Daniel se convirtió en una sombra. Día a día la esperaba en la estación, a la salida del metro. Lo veía en todas las esquinas, detrás de todas las jacarandas de la colonia. “Este güey está loco”, pensaba, pero no lo supo bien hasta la tarde en que la interceptó en la puerta de la taquilla y la empujó contra la pared.
—Escúchame bien, Lucía –le dijo con una voz desconocida–, aquí sobra uno de los dos…
—Sobras tú, Daniel. Cuántas veces tengo que decírtelo.
—... y si tú sigues de necia...
—Que no me amenaces, ¿no entiendes? Que no te tengo miedo, idiota.
El policía ya estaba a su lado y Lucía corrió. El convoy estaba llegando a la estación y abrió las puertas justo en el momento en que ella desembocó en el andén. Desde el vagón vio que Daniel empujaba al policía y saltaba por encima de los torniquetes. Las puertas empezaron a cerrarse pero se detuvieron a la mitad. Permita el libre cierre de puertas... gracias. Daniel estaba a unas zancadas. Lucía se replegó hacia el otro extremo. Ya las puertas se cerraban y Daniel metió la mano para abrirlas. Pero era demasiado tarde, el convoy reinició la marcha.
—Tiene una pistola –me dijo Carlos por teléfono esa misma noche–. Y la neta, no quiero morirme, Lucha.
Al día siguiente, encontré a Daniel sentado bajo la jacaranda. Cuando me vio acercarme se levantó; al mismo tiempo una ola de coraje creció dentro de mí y le grité sin pausas, sintiendo que me faltaba la respiración y me temblaba la voz:
—Ya conseguiste lo que querías, pinche patán: el medicucho se espantó. Pero no guardes esperanza. Ahora menos que nunca, Daniel. Ni aunque quedáramos tú y yo solos sobre la Tierra volvería contigo. Por mí, te puedes vaciar en la cabeza esa pistola que dicen que tienes.

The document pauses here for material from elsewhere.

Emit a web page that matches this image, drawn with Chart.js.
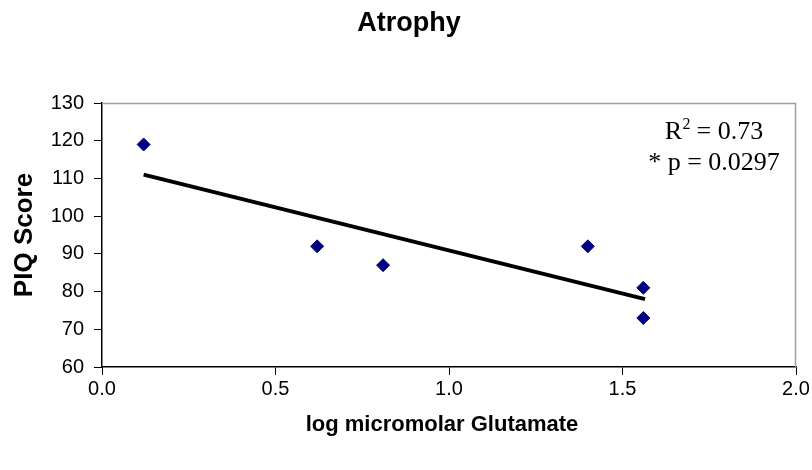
<!DOCTYPE html>
<html>
<head>
<meta charset="utf-8">
<script src="https://cdn.jsdelivr.net/npm/chart.js@4"></script>
<style>
  html, body { margin: 0; padding: 0; background: #ffffff; }
  #wrap { width: 812px; height: 470px; }
</style>
</head>
<body>
<div id="wrap"><canvas id="c" width="812" height="470"></canvas></div>
<script>
// ---- data ----
const glutamateLog = [0.12, 0.62, 0.81, 1.40, 1.56, 1.56];
const piqScore     = [119, 92, 87, 92, 81, 73];
const trendX       = [0.12, 1.565];
const trendY       = [111, 78];
const xTicks       = [0.0, 0.5, 1.0, 1.5, 2.0];
const yTicks       = [60, 70, 80, 90, 100, 110, 120, 130];
const chartTitle   = 'Atrophy';
const xTitle       = 'log micromolar Glutamate';
const yTitle       = 'PIQ Score';
const statLine1    = ['R', '2', ' = 0.73'];
const statLine2    = '* p = 0.0297';

const points = glutamateLog.map((x, i) => ({ x: x, y: piqScore[i] }));
const trend  = trendX.map((x, i) => ({ x: x, y: trendY[i] }));

const SANS = '"Liberation Sans", Arial, sans-serif';
const SERIF = '"Liberation Serif", "Times New Roman", serif';

const frameAndText = {
  id: 'frameAndText',
  afterDatasetsDraw(chart) {
    const { ctx, chartArea: a } = chart;
    ctx.save();
    // grey plot frame (top and right)
    ctx.strokeStyle = '#a0a0a0';
    ctx.lineWidth = 1.5;
    ctx.beginPath();
    ctx.moveTo(a.left, a.top + 0.5);
    ctx.lineTo(a.right - 0.5, a.top + 0.5);
    ctx.lineTo(a.right - 0.5, a.bottom);
    ctx.stroke();

    ctx.fillStyle = '#000000';
    ctx.textBaseline = 'alphabetic';

    // chart title
    ctx.font = 'bold 27px ' + SANS;
    ctx.textAlign = 'center';
    ctx.fillText(chartTitle, 409, 31);

    // x axis title
    ctx.font = 'bold 22px ' + SANS;
    ctx.fillText(xTitle, 442, 431);

    // statistics annotation
    const big = '26px ' + SERIF;
    const small = '16px ' + SERIF;
    const cx = a.right - 82;
    const y1 = a.top + 36;
    const y2 = a.top + 67;
    ctx.font = big;
    const wR = ctx.measureText(statLine1[0]).width;
    const wRest = ctx.measureText(statLine1[2]).width;
    ctx.font = small;
    const wSup = ctx.measureText(statLine1[1]).width;
    let x = cx - (wR + wSup + wRest) / 2;
    ctx.font = big;
    ctx.textAlign = 'left';
    ctx.fillText(statLine1[0], x, y1);
    ctx.font = small;
    ctx.fillText(statLine1[1], x + wR + 0.5, y1 - 10);
    ctx.font = big;
    ctx.fillText(statLine1[2], x + wR + wSup, y1);
    ctx.textAlign = 'center';
    ctx.fillText(statLine2, cx, y2);
    ctx.restore();
  }
};

new Chart(document.getElementById('c'), {
  type: 'scatter',
  data: {
    datasets: [
      {
        label: 'PIQ',
        data: points,
        pointStyle: 'rectRot',
        pointRadius: 6.5,
        pointHoverRadius: 6.5,
        backgroundColor: '#000080',
        borderColor: '#000080',
        borderWidth: 1,
        showLine: false
      },
      {
        label: 'Trend',
        data: trend,
        showLine: true,
        borderColor: '#000000',
        borderWidth: 4,
        pointRadius: 0,
        fill: false
      }
    ]
  },
  options: {
    responsive: false,
    animation: false,
    events: [],
    layout: { padding: { left: 0, right: 16, top: 103, bottom: 0 } },
    plugins: {
      legend: { display: false },
      tooltip: { enabled: false },
      title: { display: false }
    },
    scales: {
      x: {
        type: 'linear',
        min: 0,
        max: 2,
        afterBuildTicks(scale) { scale.ticks = xTicks.map(v => ({ value: v })); },
        afterFit(scale) { scale.height = 103; },
        ticks: {
          color: '#000000',
          font: { family: SANS, size: 20 },
          padding: 2,
          maxRotation: 0,
          callback: v => Number(v).toFixed(1)
        },
        grid: { drawOnChartArea: false, drawTicks: true, tickLength: 8, color: '#000000', tickColor: '#000000' },
        border: { display: true, color: '#000000', width: 1.5 },
        title: { display: false }
      },
      y: {
        type: 'linear',
        min: 60,
        max: 130,
        afterBuildTicks(scale) { scale.ticks = yTicks.map(v => ({ value: v })); },
        afterFit(scale) { scale.width = 102; },
        ticks: {
          color: '#000000',
          font: { family: SANS, size: 20 },
          padding: 10
        },
        grid: { drawOnChartArea: false, drawTicks: true, tickLength: 8, color: '#000000', tickColor: '#000000' },
        border: { display: true, color: '#000000', width: 1.5 },
        title: {
          display: true,
          text: yTitle,
          color: '#000000',
          font: { family: SANS, size: 26, weight: 'bold' },
          padding: { top: 9, bottom: 0 }
        }
      }
    }
  },
  plugins: [frameAndText]
});
</script>
</body>
</html>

“Te vas a arrepentir”, le oí gritar cuando cerré la puerta, “te vas a arrepentir toda la vida, Lucha”. Escuché su chiflido afuera, con el que siempre me avisaba su llegada. Traté de no hacerle caso, pero insistió. Minutos y minutos hasta que, molesta, me asomé a la ventana. “Déjame tranquila de una vez”, le grité, y cuando iba a cerrarla, le vi sacar un bulto negro de la parte de atrás del pantalón. Sin dejar de mirarme apuntó a su cabeza, que salió volando en pedazos mientras el cuerpo se desplomaba. Sólo entonces me di cuenta que era la pistola y que se había pegado un tiro. Casi inmediatamente empezó a llover, y desde entonces las gotas caen sobre su cuerpo cubierto con una sábana manchada de sangre y rodeado de policías y reporteros.